Offshoring jumps as cash-strapped companies step up outsourcing

Takeaway: The global economic crisis is sparking a boom in IT offshoring as India’s major IT suppliers grew four times faster than their competitors in 2011.

India’s largest IT suppliers grew four times faster than their international competitors in 2011, as companies in struggling European economies stepped up their IT offshoring.
In 2011 revenues at the top five India-based IT service providers grew at 23.8 per cent, compared to 7.7 per cent growth in the global IT services market, according to a report by analyst house Gartner.
The top five Indian suppliers made particularly strong in-roads in Europe, where their growth rate almost doubled to 25.9 per cent in 2011.

”This reaffirms Gartner’s theory that the troubled economic environment will be the catalyst to faster adoption of offshore services,” Arup Roy, principal research analyst at Gartner, said in the report.
”We are seeing European companies, particularly on the Continent, openly embrace offshore services engagements — and the Indian providers have been the beneficiaries.”
Despite the strong EU growth Indian suppliers’ European market share is still lower than in the US, and almost 70 per cent of their European revenues come from the UK.

India’s major tech suppliers typically grow faster than the wider IT services market, and the country’s top 10 providers are expanding at an increasing rate, with growth of 21.8 per cent in 2011 compared to 19.9 per cent in 2010.
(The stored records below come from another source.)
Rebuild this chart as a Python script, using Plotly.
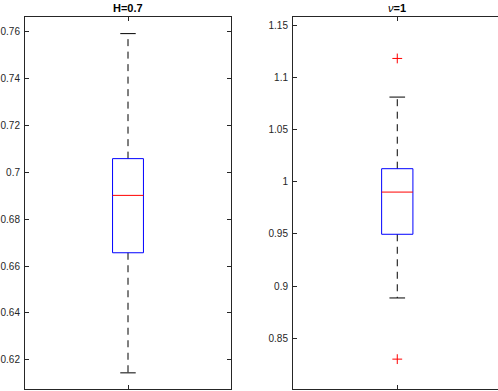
import plotly.graph_objects as go

W, H = 498, 391

titles = ["H=0.7", "<i>ν</i><b>=1</b>"]
q1 = [0.6657, 0.9496]
med = [0.6902, 0.9900]
q3 = [0.7059, 1.0124]
lo_whisk = [0.6144, 0.8886]
hi_whisk = [0.7593, 1.0810]
outliers = [[], [1.118, 0.830]]
y_ranges = [[0.6075, 0.7664], [0.8014, 1.1577]]
y_ticks = [[0.62, 0.64, 0.66, 0.68, 0.70, 0.72, 0.74, 0.76],
           [0.85, 0.90, 0.95, 1.00, 1.05, 1.10, 1.15]]
y_ticktext = [["0.62", "0.64", "0.66", "0.68", "0.7", "0.72", "0.74", "0.76"],
              ["0.85", "0.9", "0.95", "1", "1.05", "1.1", "1.15"]]

xpos = 1.0
box_half = 0.075
cap_half = 0.0375

AX = "#262626"
FONT = "Liberation Sans, Arial, sans-serif"

fig = go.Figure()

for i in range(2):
    xa = "x" if i == 0 else "x2"
    ya = "y" if i == 0 else "y2"
    # whiskers (dashed)
    fig.add_trace(go.Scatter(
        x=[xpos, xpos, None, xpos, xpos],
        y=[q3[i], hi_whisk[i], None, q1[i], lo_whisk[i]],
        mode="lines", line=dict(color="black", width=1, dash="7px,5.5px"),
        xaxis=xa, yaxis=ya, showlegend=False, hoverinfo="skip"))
    # caps
    fig.add_trace(go.Scatter(
        x=[xpos - cap_half, xpos + cap_half, None, xpos - cap_half, xpos + cap_half],
        y=[hi_whisk[i], hi_whisk[i], None, lo_whisk[i], lo_whisk[i]],
        mode="lines", line=dict(color="black", width=1),
        xaxis=xa, yaxis=ya, showlegend=False, hoverinfo="skip"))
    # box
    fig.add_trace(go.Scatter(
        x=[xpos - box_half, xpos + box_half, xpos + box_half, xpos - box_half, xpos - box_half],
        y=[q1[i], q1[i], q3[i], q3[i], q1[i]],
        mode="lines", line=dict(color="#0000FF", width=1),
        xaxis=xa, yaxis=ya, showlegend=False, hoverinfo="skip"))
    # median
    fig.add_trace(go.Scatter(
        x=[xpos - box_half, xpos + box_half],
        y=[med[i], med[i]],
        mode="lines", line=dict(color="#FF0000", width=1),
        xaxis=xa, yaxis=ya, showlegend=False, hoverinfo="skip"))
    if outliers[i]:
        fig.add_trace(go.Scatter(
            x=[xpos] * len(outliers[i]), y=outliers[i],
            mode="markers",
            marker=dict(symbol="cross-thin", size=7, line=dict(color="#FF0000", width=1)),
            xaxis=xa, yaxis=ya, showlegend=False, hoverinfo="skip"))

ydom = [2 / H, (H - 17) / H]
tickfont = dict(family=FONT, size=10, color=AX)

fig.update_layout(
    width=W, height=H,
    margin=dict(l=0, r=0, t=0, b=0),
    paper_bgcolor="white", plot_bgcolor="white",
    showlegend=False,
    xaxis=dict(domain=[25 / W, 231 / W], range=[0.5, 1.5], tickvals=[1], ticktext=[""],
               ticks="inside", ticklen=4, tickcolor=AX, showline=True, linecolor=AX,
               linewidth=1, mirror="allticks", showgrid=False, zeroline=False, anchor="y"),
    yaxis=dict(domain=ydom, range=y_ranges[0], tickvals=y_ticks[0], ticktext=y_ticktext[0],
               ticks="inside", ticklen=4, tickcolor=AX, showline=True, linecolor=AX,
               linewidth=1, mirror="allticks", showgrid=False, zeroline=False,
               tickfont=tickfont, anchor="x", ticklabelstandoff=2),
    xaxis2=dict(domain=[293 / W, 1.0], range=[0.5, 1.483], tickvals=[1], ticktext=[""],
                ticks="inside", ticklen=4, tickcolor=AX, showline=True, linecolor=AX,
                linewidth=1, mirror="allticks", showgrid=False, zeroline=False, anchor="y2"),
    yaxis2=dict(domain=ydom, range=y_ranges[1], tickvals=y_ticks[1], ticktext=y_ticktext[1],
                ticks="inside", ticklen=4, tickcolor=AX, showline=True, linecolor=AX,
                linewidth=1, mirror=False, showgrid=False, zeroline=False,
                tickfont=tickfont, anchor="x2", ticklabelstandoff=2),
    yaxis4=dict(domain=ydom, range=y_ranges[1], tickvals=y_ticks[1], ticktext=[""] * len(y_ticks[1]),
                ticks="inside", ticklen=4, tickcolor=AX, showline=False, showgrid=False,
                zeroline=False, overlaying="y2", side="right", anchor="x2"),
    annotations=[
        dict(text="<b>" + titles[0] + "</b>", xref="x domain", yref="paper", x=0.5, y=(H - 16) / H,
             xanchor="center", yanchor="bottom", showarrow=False,
             font=dict(family=FONT, size=11, color="black")),
        dict(text=titles[1], xref="x2 domain", yref="paper", x=0.5 / 0.983, y=(H - 16) / H,
             xanchor="center", yanchor="bottom", showarrow=False,
             font=dict(family=FONT, size=11, color="black")),
    ],
)

fig.write_html("out.html",
               config={"displayModeBar": False},
               post_script="document.body.style.margin='0';document.body.style.padding='0';"
                           "document.documentElement.style.overflow='hidden';")
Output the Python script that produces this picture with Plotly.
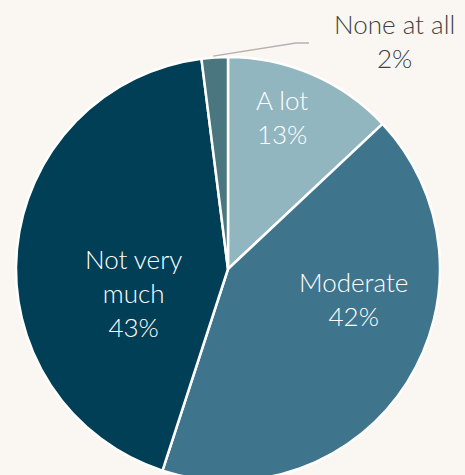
import plotly.graph_objects as go

# Survey answers, clockwise from 12 o'clock
categories = ["A lot", "Moderate", "Not very much", "None at all"]
shares = [13, 42, 43, 2]
slice_colors = ["#92B6C0", "#3F748D", "#013F56", "#4A7680"]

# Label text lines per slice (the category may wrap)
label_lines = [["A lot"], ["Moderate"], ["Not very", "much"], ["None at all"]]

BG = "#FAF7F2"
FONT = "Lato"

fig = go.Figure(
    go.Pie(
        labels=categories,
        values=shares,
        sort=False,
        direction="clockwise",
        rotation=0,
        marker=dict(colors=slice_colors, line=dict(color="white", width=2.5)),
        textinfo="none",
        hoverinfo="label+percent",
        showlegend=False,
        domain=dict(x=[0, 1], y=[0, 1]),
    )
)

# Label anchor positions in paper coordinates and their font colours
label_pos = [(0.627, 0.858), (0.795, 0.429), (0.276, 0.443), (0.892, 1.038)]
label_colors = ["white", "white", "white", "#404040"]

for lines, share, (x, y), col in zip(label_lines, shares, label_pos, label_colors):
    fig.add_annotation(
        x=x, y=y, xref="paper", yref="paper",
        text="<br>".join(lines + [f"{share}%"]),
        showarrow=False,
        font=dict(family=FONT, size=26, color=col, weight=300),
        align="center",
        xanchor="center", yanchor="middle",
    )

# Leader line for the small slice
fig.add_shape(
    type="path",
    path="M 0.465 1.002 L 0.660 1.033 L 0.691 1.033",
    xref="paper", yref="paper",
    line=dict(color="#B9AEAE", width=1.3),
)

# The pie runs slightly past the bottom of the window
fig.update_layout(
    width=465, height=481,
    margin=dict(l=16, r=25, t=57, b=0),
    paper_bgcolor=BG, plot_bgcolor=BG,
    font=dict(family=FONT),
)
fig.write_html(
    "out.html",
    post_script=(
        "document.documentElement.style.overflow='hidden';"
        "document.body.style.overflow='hidden';"
        "document.body.style.margin='0';"
        "document.body.style.background='" + BG + "';"
    ),
)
The global economic crisis is not only fuelling an uptick in IT offshoring, but also increases the chances that companies will outsource entire IT departments as Gartner recently warned.
The sustained growth of India’s IT suppliers is gradually eroding the market share of major international IT vendors, according to the report.

“The top five Indian service providers have continuously chipped away market share from the large multinational corporation providers,” Roy said in the report.
“In the past five years, they have been increasingly winning large outsourcing deals with a total contract value of more than $100m.”

India’s top five remain focused on winning business from Fortune 1000 companies, Roy said, and in recent years have expanded their offerings from a limited pool of low-cost services to a much wider portfolio including infrastructure services, business process outsourcing (BPO) services, cloud and analytics services.
Last year saw TCS, the biggest Indian IT supplier, become one of the top 20 largest IT suppliers in the world. The company stands at number 16 in the global rankings, with a revenue of $9.31bn in 2011 and 1.1 per cent of global market share.

The fastest growing India-based IT services company in 2011 was Cognizant, which grew revenues by 33.3 per cent to $5.875bn, making it the third largest India-based IT service provider and putting it at 27 in the global rankings. Cognizant is headquarted in the US but Gartner defines India-based IT services companies as those that deliver more than 90 per cent of their services from India.

IBM remains the world’s largest IT service provider, earning just over $60bn in services revenue in 2011, up 6.6 per cent from 2010. However, its 7.1 per cent share of the global services market was down 0.1 per cent on the previous year.